Re: MySQL is faster than PgSQL but a large margin in my program... any ideas why? - Mailing list pgsql-performance

From Kevin Brown
Subject Re: MySQL is faster than PgSQL but a large margin in my program... any ideas why?
Date
Msg-id 200512212044.53501.blargity@gmail.com
Whole thread Raw
In response to Re: MySQL is faster than PgSQL but a large margin in my program... any ideas why?  (Stephen Frost <sfrost@snowman.net>)
List pgsql-performance
On Wednesday 21 December 2005 20:14, Stephen Frost wrote:
> * Madison Kelly (linux@alteeve.com) wrote:
> >   If the performace difference comes from the 'COPY...' command being
> > slower because of the automatic quoting can I somehow tell PostgreSQL
> > that the data is pre-quoted?

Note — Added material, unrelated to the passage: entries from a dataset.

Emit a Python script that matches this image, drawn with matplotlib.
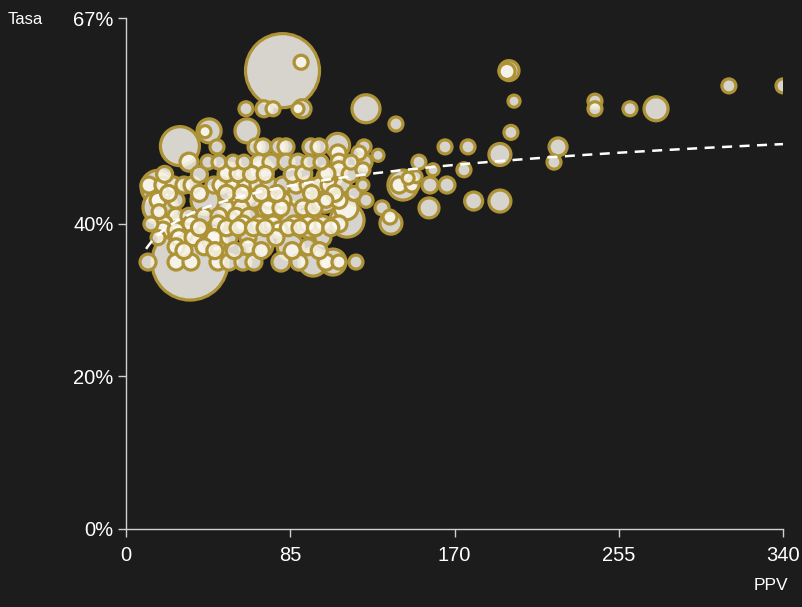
import numpy as np
import matplotlib
matplotlib.use("Agg")
import matplotlib.pyplot as plt

# ---- data: PPV (x), Tasa % (y), electorate weight (bubble size) ----
ppv = [
    81.0, 90.6, 198.2, 197.2, 312.0, 340.0, 200.8, 242.7,
    62.1, 71.4, 76.1, 89.0, 91.1, 124.2, 242.7, 260.8, 274.3,
    139.7, 43.0, 40.9, 62.6, 199.2,
    27.9, 47.1, 67.3, 70.9, 79.2, 82.8, 95.7, 99.9, 109.5, 123.2, 165.1, 177.0, 223.6,
    109.7, 130.4, 193.5, 120.6,
    32.6, 42.4, 48.1, 55.4, 61.1, 68.8, 75.0, 82.8, 89.0, 94.7, 100.9, 110.2, 116.4, 123.2, 151.6, 221.5,
    110.2, 122.6, 174.9, 158.9, 150.1, 146.0,
    16.6, 11.9, 19.1, 24.8, 30.0, 34.2, 45.5, 49.2, 55.9, 62.1, 68.3, 74.0, 81.2, 88.0, 94.2, 99.9,
    105.1, 112.3, 122.6, 143.3, 141.3, 148.0, 157.3, 166.1,
    17.6, 179.9, 193.5, 16.6, 25.9, 65.7, 74.0, 81.2, 103.5, 110.2, 124.2,
    51.7, 59.5, 73.5, 80.2, 91.6, 97.3, 113.9, 132.5, 156.8, 17.1,
    25.9, 32.6, 40.4, 48.1, 56.9, 63.7,
    12.9, 19.7, 33.6, 47.6, 60.5, 68.8, 76.1, 86.9, 94.2, 101.9, 110.2, 114.4, 137.1, 136.6,
    19.1, 25.9, 79.2,
    16.6, 27.4, 34.7, 45.5, 53.3, 63.1, 77.6, 101.9,
    25.9, 40.4, 63.1, 94.2,
    33.1, 11.4, 25.9, 33.6, 47.6, 53.3, 60.5, 66.2, 80.2, 89.5, 96.8, 103.5, 107.1, 110.2, 119.0,
    56.4, 82.3, 90.0, 46.1, 69.3, 103.0, 53.8, 40.9, 27.9,
    20.0, 38.0, 52.0, 58.0, 65.0, 72.0, 86.0, 92.0, 104.0, 116.0,
    22.0, 38.0, 52.0, 60.0, 70.0, 78.0, 96.0, 108.0, 118.0,
    38.0, 52.0, 58.0, 66.0, 72.0, 84.0, 90.0, 98.0, 106.0,
    30.0, 46.0, 56.0, 70.0, 86.0, 100.0,
    75.0, 95.0, 60.0, 85.0, 105.0, 70.0,
]
tasa = [
    60.1, 61.2, 60.1, 60.0, 58.1, 58.1, 56.1, 56.1,
    55.1, 55.1, 55.1, 55.1, 55.1, 55.1, 55.1, 55.1, 55.1,
    53.1, 52.2, 52.1, 52.2, 52.0,
    50.2, 50.1, 50.1, 50.1, 50.1, 50.1, 50.1, 50.1, 50.3, 50.1, 50.1, 50.1, 50.1,
    49.3, 49.0, 49.1, 49.3,
    48.1, 48.1, 48.1, 48.1, 48.1, 48.1, 48.1, 48.1, 48.1, 48.1, 48.1, 48.1, 48.1, 48.1, 48.1, 48.1,
    47.1, 47.1, 47.1, 47.1, 46.2, 46.0,
    44.8, 45.1, 45.1, 45.1, 45.1, 45.1, 45.1, 45.1, 45.1, 45.1, 45.1, 45.1, 45.1, 45.1, 45.1, 45.1,
    45.1, 45.1, 45.1, 45.1, 45.1, 45.1, 45.1, 45.1,
    42.2, 43.0, 43.0, 43.1, 43.1, 43.1, 43.1, 43.1, 43.1, 43.1, 43.1,
    42.1, 42.1, 42.1, 42.1, 42.1, 42.1, 42.1, 42.1, 42.1, 41.6,
    41.0, 41.0, 41.0, 41.0, 41.0, 41.0,
    40.0, 40.0, 40.0, 40.0, 40.0, 40.0, 40.0, 40.0, 40.0, 40.0, 40.0, 40.5, 40.1, 40.9,
    39.2, 39.2, 39.2,
    38.2, 38.2, 38.2, 38.2, 38.2, 38.2, 38.2, 38.2,
    37.0, 37.0, 37.0, 37.0,
    35.0, 35.0, 35.0, 35.0, 35.0, 35.0, 35.0, 35.0, 35.0, 35.0, 35.0, 35.0, 35.0, 35.0, 35.0,
    41.2, 41.2, 43.8, 37.9, 37.2, 43.1, 46.4, 43.1, 39.2,
    46.5, 46.5, 46.6, 46.6, 46.5, 46.5, 46.5, 46.6, 46.6, 46.5,
    44.0, 44.0, 44.0, 44.0, 44.0, 44.0, 44.0, 44.0, 44.0,
    39.5, 39.5, 39.5, 39.5, 39.5, 39.5, 39.5, 39.5, 39.5,
    36.5, 36.5, 36.5, 36.5, 36.5, 36.5,
    42.0, 40.0, 44.0, 37.0, 46.0, 47.0,
]
electores = [
    1369, 49, 100, 64, 49, 49, 36, 49,
    49, 64, 49, 36, 81, 196, 49, 49, 144,
    49, 144, 36, 144, 49,
    380, 49, 64, 64, 64, 64, 64, 64, 144, 49, 49, 49, 81,
    64, 36, 121, 49,
    81, 49, 49, 49, 49, 64, 64, 64, 64, 49, 49, 64, 49, 64, 49, 49,
    64, 49, 49, 36, 36, 36,
    289, 64, 64, 64, 64, 64, 64, 64, 64, 64, 64, 64, 64, 64, 64, 64,
    64, 64, 36, 225, 64, 49, 64, 64,
    289, 81, 121, 64, 64, 64, 64, 64, 49, 64, 49,
    64, 64, 64, 64, 64, 64, 144, 49, 100, 49,
    64, 64, 64, 64, 64, 64,
    49, 64, 64, 64, 64, 64, 64, 64, 64, 64, 64, 289, 121, 49,
    64, 64, 64,
    49, 64, 64, 64, 64, 64, 64, 64,
    64, 64, 64, 64,
    1444, 64, 64, 64, 64, 64, 64, 64, 81, 64, 196, 64, 169, 49, 49,
    196, 225, 144, 144, 169, 144, 144, 196, 196,
    64, 64, 64, 64, 64, 64, 64, 64, 64, 64,
    64, 64, 64, 64, 64, 64, 64, 64, 49,
    64, 64, 64, 64, 64, 64, 64, 64, 64,
    64, 64, 64, 64, 64, 64,
    196, 196, 169, 169, 144, 144,
]

# logarithmic trend line coefficients: tasa = a + b * ln(ppv)
tendencia_a = 27.5
tendencia_b = 3.94

x_ticks = [0, 85, 170, 255, 340]
y_ticks = [0, 20, 40, 67]

BG = "#1c1c1c"
GOLD = "#ad9336"
FG = "#ffffff"
AX = "#d0d0d0"

plt.rcParams["font.family"] = ["Liberation Sans", "DejaVu Sans"]

fig = plt.figure(figsize=(8.02, 6.07), dpi=100, facecolor=BG)
ax = fig.add_axes([126 / 802, 1 - 529 / 607, 657 / 802, 511 / 607])
ax.set_facecolor(BG)

x = np.array(ppv)
y = np.array(tasa)
w = np.array(electores, dtype=float)
order = np.argsort(-w, kind="stable")
# marker area in points^2 from weight (radius ~ sqrt(weight) px)
sizes = (2 * np.sqrt(w) * 0.72) ** 2
ax.scatter(x[order], y[order], s=sizes[order], facecolor=(0.99, 0.975, 0.94, 0.84),
           edgecolor=GOLD, linewidth=2.3, zorder=2)

xt = np.linspace(x.min() - 1, 340, 300)
ax.plot(xt, tendencia_a + tendencia_b * np.log(xt), color="#ffffff",
        linestyle=(0, (4, 3)), linewidth=1.8, zorder=3)

ax.set_xlim(0, 340)
ax.set_ylim(0, 67)
ax.set_xticks(x_ticks)
ax.set_xticklabels([str(v) for v in x_ticks])
ax.set_yticks(y_ticks)
ax.set_yticklabels([f"{v}%" for v in y_ticks])

for s in ["top", "right"]:
    ax.spines[s].set_visible(False)
for s in ["left", "bottom"]:
    ax.spines[s].set_color(AX)
    ax.spines[s].set_linewidth(1.0)
ax.tick_params(colors=AX, labelcolor=FG, labelsize=14.5, length=6, width=1, direction="out")
ax.tick_params(axis="x", pad=6)
ax.tick_params(axis="y", pad=3)

fig.text(8 / 802, 1 - 20 / 607, "Tasa", color=FG, fontsize=12, ha="left", va="center")
fig.text(788 / 802, 1 - 585 / 607, "PPV", color=FG, fontsize=12.5, ha="right", va="center")

fig.savefig("out.png", dpi=100, facecolor=BG)
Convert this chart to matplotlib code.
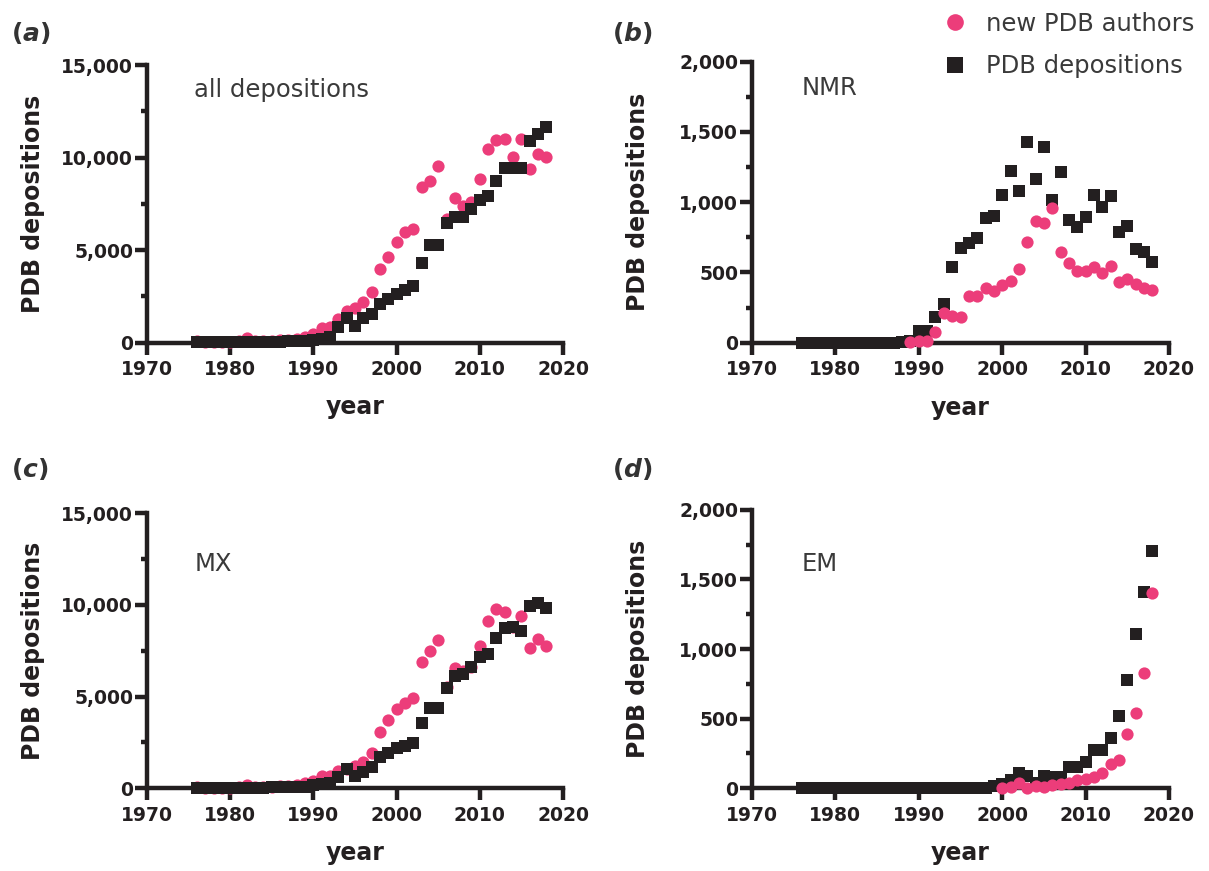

Could the performance difference be
> > something else?
>
> I doubt the issue is with the COPY command being slower than INSERTs
> (I'd expect the opposite generally, actually...).  What's the table type
> of the MySQL tables?  Is it MyISAM or InnoDB (I think those are the main
> alternatives)?  IIRC, MyISAM doesn't do ACID and isn't transaction safe,
> and has problems with data reliability (aiui, equivilant to doing 'fsync
> = false' for Postgres).  InnoDB, again iirc, is transaction safe and
> whatnot, and more akin to the default PostgreSQL setup.
>
> I expect some others will comment along these lines too, if my response
> isn't entirely clear. :)

Is fsync() on in your postgres config?  If so, that's why you're slower.  The
default is to have it on for stability (writes are forced to disk).  It is
quite a bit slower than just allowing the write caches to do their job, but
more stable.  MySQL does not force writes to disk.